The Prime Minister told Tory backbenchers on Monday night that she was the one who “got us into this mess” and she would get them out of it. But in public she finds it difficult to acknowledge the scale of her catastrophic political miscalculation in calling an election when she didn’t need to, putting forward controversial social care reforms which would hit her core supporters and instead of the hoped-for landslide ending up with fewer seats than she started while Labour – written off as useless at the start of the campaign – enjoyed an unparallelled revival.

Rather than contrition or compromise, Mrs May carried on mouthing the mantra about “getting on with the job”.

But the Conservative party is brutal towards leaders who fail. The only reason she has not been forced out already is that they fear a leadership contest now would be damaging to the party and could trigger another general election, which they are worried Labour would win.

But Mrs May’s days in Downing Street are clearly numbered. She – and David Cameron before her – put the country through an unnecessary vote in pursuit of their own political purposes, arrogantly assuming victory was assured, but found they had misjudged the mood and must pay the price.

How ironic that it is the party’s recovery in Scotland – for so long almost a Tory-free zone – which has given Mrs May the numbers to cling on for now. But it is worth examining what the recovery was based on.

Ruth Davidson and her colleagues based almost their entire election campaign on one issue: stopping Indyref2.

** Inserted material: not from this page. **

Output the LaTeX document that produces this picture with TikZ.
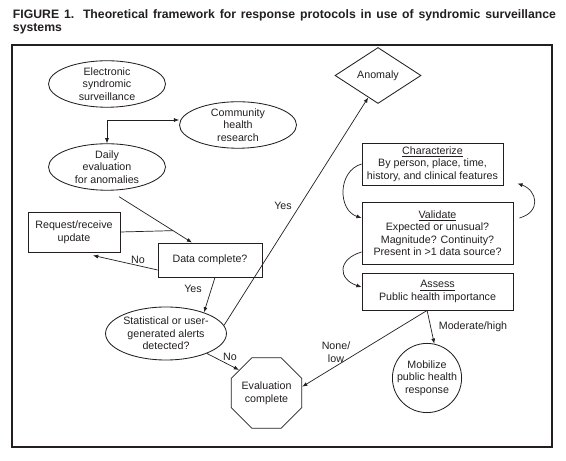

Labour and the Lib Dems also used the issue but it was the Tories who focused most determinedly on it and who reaped the most rewards.

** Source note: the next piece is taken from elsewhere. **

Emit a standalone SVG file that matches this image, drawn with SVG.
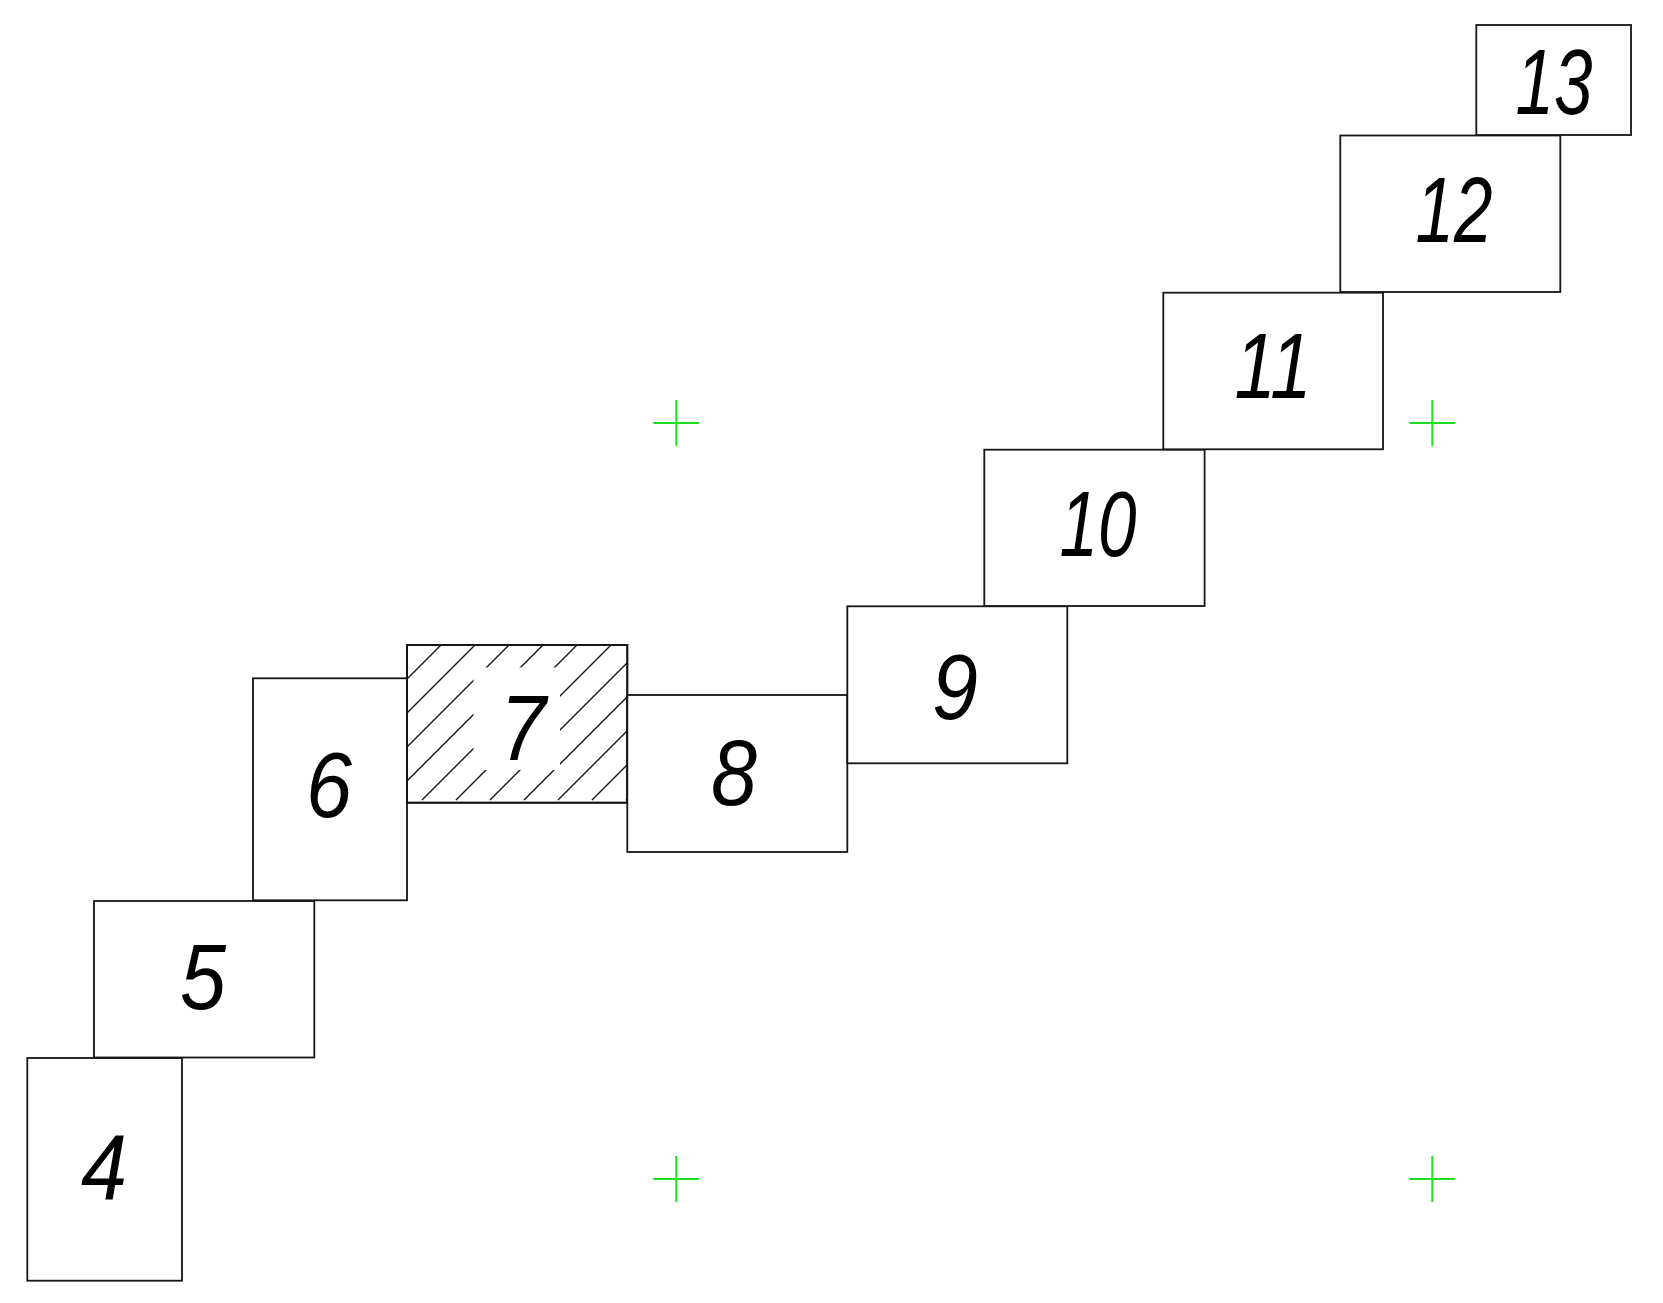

It was the same in last year’s Holyrood elections, when Ms Davidson led her party to its best showing since devolution. The party’s campaign was almost policy-free, but voters were told over and over again that Ms Davidson would provide a strong opposition to the SNP and stand up against a fresh referendum.

If Indyref2 is now taken off the table, the Tories will not stop warning of the danger of the SNP bringing it back in the future, but they will have to talk about other issues too, answer questions on how they would put right the problems in health and education and defend their policies. That will be the test of how real the recovery is.